Stated task:
From the first line of the data below through the line bearing "Chart.register(...registerables);", reproduce each line exactly; do not include pictures.

Recorded data:
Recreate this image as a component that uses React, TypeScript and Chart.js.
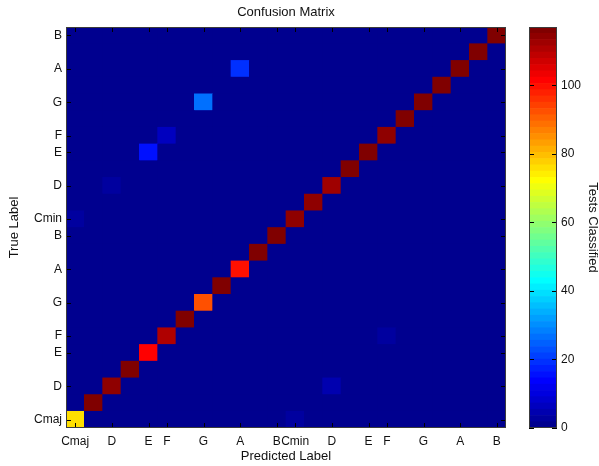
import React, { useEffect, useRef } from 'react';
import { Chart, registerables } from 'chart.js';

Chart.register(...registerables);

// ---------------- data ----------------
const CLASSES = [
  'Cmaj', 'C#maj', 'Dmaj', 'D#maj', 'Emaj', 'Fmaj', 'F#maj', 'Gmaj', 'G#maj', 'Amaj', 'A#maj', 'Bmaj',
  'Cmin', 'C#min', 'Dmin', 'D#min', 'Emin', 'Fmin', 'F#min', 'Gmin', 'G#min', 'Amin', 'A#min', 'Bmin',
];
const TICK_INDEX = [0, 2, 4, 5, 7, 9, 11, 12, 14, 16, 17, 19, 21, 23];
const TICK_LABELS = ['Cmaj', 'D', 'E', 'F', 'G', 'A', 'B', 'Cmin', 'D', 'E', 'F', 'G', 'A', 'B'];

// correct classifications (diagonal), row = true class
const DIAGONAL = [76, 116, 114, 117, 101, 110, 117, 92, 117, 99, 117, 117, 114, 115, 112, 116, 116, 114, 117, 117, 117, 117, 116, 117];

// misclassifications: true row, predicted column, count
const OFF_ROW = [21, 19, 17, 16, 14, 12, 5, 2, 0];
const OFF_COL = [9, 7, 5, 4, 2, 0, 17, 14, 12];
const OFF_VAL = [19, 26, 7, 15, 3, 3, 2, 4, 3];

const COLORBAR_TICKS = [0, 20, 40, 60, 80, 100];

// ---------------- helpers ----------------
function buildMatrix(): number[][] {
  const m = CLASSES.map((_, r) => CLASSES.map((__, c) => (r === c ? DIAGONAL[r] : 0)));
  OFF_ROW.forEach((r, i) => {
    m[r][OFF_COL[i]] = OFF_VAL[i];
  });
  return m;
}
const MATRIX = buildMatrix();
const CMAX = Math.max(...MATRIX.map((r) => Math.max(...r)));
const NCOLORS = 64;

// MATLAB jet(64)
function jet(i: number): string {
  let r = 0, g = 0, b = 0;
  if (i <= 24) r = 0; else if (i <= 40) r = (i - 24) / 16; else if (i <= 55) r = 1; else r = (72 - i) / 16;
  if (i <= 8) g = 0; else if (i <= 24) g = (i - 8) / 16; else if (i <= 39) g = 1; else if (i <= 55) g = (56 - i) / 16; else g = 0;
  if (i <= 8) b = (i + 8) / 16; else if (i <= 23) b = 1; else if (i <= 39) b = (40 - i) / 16; else b = 0;
  return `rgb(${Math.round(r * 255)},${Math.round(g * 255)},${Math.round(b * 255)})`;
}
function colorFor(v: number): string {
  const idx = Math.min(NCOLORS, Math.floor((v / CMAX) * NCOLORS) + 1);
  return jet(idx);
}
function labelFor(v: number): string {
  const k = TICK_INDEX.indexOf(v);
  return k >= 0 ? TICK_LABELS[k] : '';
}

const FONT = "'Liberation Sans', Arial, Helvetica, sans-serif";
const TEXT = '#111';
const BOX = '#3c3c3c';

const heatmapDecor = {
  id: 'heatmapDecor',
  beforeDatasetsDraw(chart: any) {
    const { ctx, chartArea: a } = chart;
    ctx.save();
    ctx.fillStyle = colorFor(0);
    ctx.fillRect(a.left, a.top, a.right - a.left, a.bottom - a.top);
    ctx.restore();
  },
  afterDatasetsDraw(chart: any) {
    const { ctx, chartArea: a, scales } = chart;
    const L = 5;
    ctx.save();
    ctx.strokeStyle = '#000';
    ctx.lineWidth = 1;
    ctx.beginPath();
    scales.x.ticks.forEach((t: any) => {
      const px = Math.round(scales.x.getPixelForValue(t.value)) + 0.5;
      ctx.moveTo(px, a.bottom); ctx.lineTo(px, a.bottom - L);
      ctx.moveTo(px, a.top); ctx.lineTo(px, a.top + L);
    });
    scales.y.ticks.forEach((t: any) => {
      const py = Math.round(scales.y.getPixelForValue(t.value)) + 0.5;
      ctx.moveTo(a.left, py); ctx.lineTo(a.left + L, py);
      ctx.moveTo(a.right, py); ctx.lineTo(a.right - L, py);
    });
    ctx.stroke();
    ctx.strokeStyle = BOX;
    ctx.strokeRect(a.left + 0.5, a.top + 0.5, a.right - a.left - 1, a.bottom - a.top - 1);
    ctx.restore();
  },
};

const colorbarDecor = {
  id: 'colorbarDecor',
  afterDatasetsDraw(chart: any) {
    const { ctx, chartArea: a, scales } = chart;
    const L = 5;
    ctx.save();
    ctx.strokeStyle = '#000';
    ctx.lineWidth = 1;
    ctx.beginPath();
    scales.y.ticks.forEach((t: any) => {
      const py = Math.round(scales.y.getPixelForValue(t.value)) + 0.5;
      ctx.moveTo(a.left, py); ctx.lineTo(a.left + L, py);
      ctx.moveTo(a.right, py); ctx.lineTo(a.right - L, py);
    });
    ctx.stroke();
    ctx.strokeStyle = BOX;
    ctx.strokeRect(a.left + 0.5, a.top + 0.5, a.right - a.left - 1, a.bottom - a.top - 1);
    ctx.restore();
  },
};

export default function App() {
  const mainRef = useRef<HTMLCanvasElement | null>(null);
  const cbRef = useRef<HTMLCanvasElement | null>(null);

  useEffect(() => {
    if (!mainRef.current || !cbRef.current) return;
    Chart.defaults.font.family = FONT;

    const datasets = MATRIX.map((row, r) => ({
      label: CLASSES[r],
      data: row.map((_, c) => ({ x: c, y: [r - 0.5, r + 0.5] })),
      backgroundColor: row.map((v) => colorFor(v)),
      borderWidth: 0,
      barPercentage: 1,
      categoryPercentage: 1,
      grouped: false,
    }));

    const main = new Chart(mainRef.current, {
      type: 'bar',
      data: { datasets: datasets as any },
      plugins: [heatmapDecor],
      options: {
        responsive: false,
        animation: false,
        devicePixelRatio: 1,
        events: [],
        layout: { padding: { left: 0, right: 93, top: 0, bottom: 0 } },
        plugins: {
          legend: { display: false },
          tooltip: { enabled: false },
          title: {
            display: true,
            text: 'Confusion Matrix',
            fullSize: false,
            color: TEXT,
            font: { size: 13, weight: 'normal', family: FONT },
            padding: { top: 5, bottom: 6.4 },
          },
        },
        scales: {
          x: {
            type: 'linear',
            min: -0.5,
            max: 23.5,
            offset: false,
            afterBuildTicks: (s: any) => {
              s.ticks = TICK_INDEX.map((v) => ({ value: v }));
            },
            afterFit: (s: any) => {
              s.height = 38;
            },
            grid: { display: false, drawTicks: false },
            border: { display: false },
            ticks: {
              autoSkip: false,
              maxRotation: 0,
              minRotation: 0,
              padding: 6,
              color: TEXT,
              font: { size: 12, family: FONT },
              callback: (v: any) => labelFor(Number(v)),
            },
            title: {
              display: true,
              text: 'Predicted Label',
              color: TEXT,
              font: { size: 13, family: FONT },
              padding: { top: 0, bottom: 2 },
            },
          },
          y: {
            type: 'linear',
            min: -0.5,
            max: 23.5,
            afterBuildTicks: (s: any) => {
              s.ticks = TICK_INDEX.map((v) => ({ value: v }));
            },
            afterFit: (s: any) => {
              s.width = 66;
            },
            grid: { display: false, drawTicks: false },
            border: { display: false },
            ticks: {
              autoSkip: false,
              padding: 4,
              color: TEXT,
              font: { size: 12, family: FONT },
              callback: (v: any) => labelFor(Number(v)),
            },
            title: {
              display: true,
              text: 'True Label',
              color: TEXT,
              font: { size: 13, family: FONT },
              padding: { top: 7, bottom: 0 },
            },
          },
        },
      } as any,
    });

    const cbDatasets = Array.from({ length: NCOLORS }, (_, i) => ({
      label: `c${i}`,
      data: [CMAX / NCOLORS],
      backgroundColor: jet(i + 1),
      borderWidth: 0,
      barPercentage: 1,
      categoryPercentage: 1,
    }));

    const cb = new Chart(cbRef.current, {
      type: 'bar',
      data: { labels: ['cb'], datasets: cbDatasets as any },
      plugins: [colorbarDecor],
      options: {
        responsive: false,
        animation: false,
        devicePixelRatio: 1,
        events: [],
        layout: { padding: { left: 19, right: 0, top: 27, bottom: 38 } },
        plugins: { legend: { display: false }, tooltip: { enabled: false }, title: { display: false } },
        scales: {
          x: { display: false, stacked: true },
          y: {
            position: 'right',
            stacked: true,
            min: 0,
            max: CMAX,
            afterBuildTicks: (s: any) => {
              s.ticks = COLORBAR_TICKS.map((v) => ({ value: v }));
            },
            afterFit: (s: any) => {
              s.width = 42;
            },
            grid: { display: false, drawTicks: false },
            border: { display: false },
            ticks: { padding: 4, color: TEXT, font: { size: 12, family: FONT } },
            title: {
              display: true,
              text: 'Tests Classified',
              color: TEXT,
              font: { size: 13, family: FONT },
              padding: { top: -1, bottom: 0 },
            },
          },
        },
      } as any,
    });

    return () => {
      main.destroy();
      cb.destroy();
    };
  }, []);

  return (
    <div style={{ position: 'fixed', left: 0, top: 0, width: 599, height: 466, background: '#fff', overflow: 'hidden' }}>
      <canvas ref={mainRef} width={599} height={466} style={{ position: 'absolute', left: 0, top: 0 }} />
      <canvas ref={cbRef} width={89} height={466} style={{ position: 'absolute', left: 510, top: 0 }} />
    </div>
  );
}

Correct response:
Recreate this image as a component that uses React, TypeScript and Chart.js.
import React, { useEffect, useRef } from 'react';
import { Chart, registerables } from 'chart.js';

Chart.register(...registerables);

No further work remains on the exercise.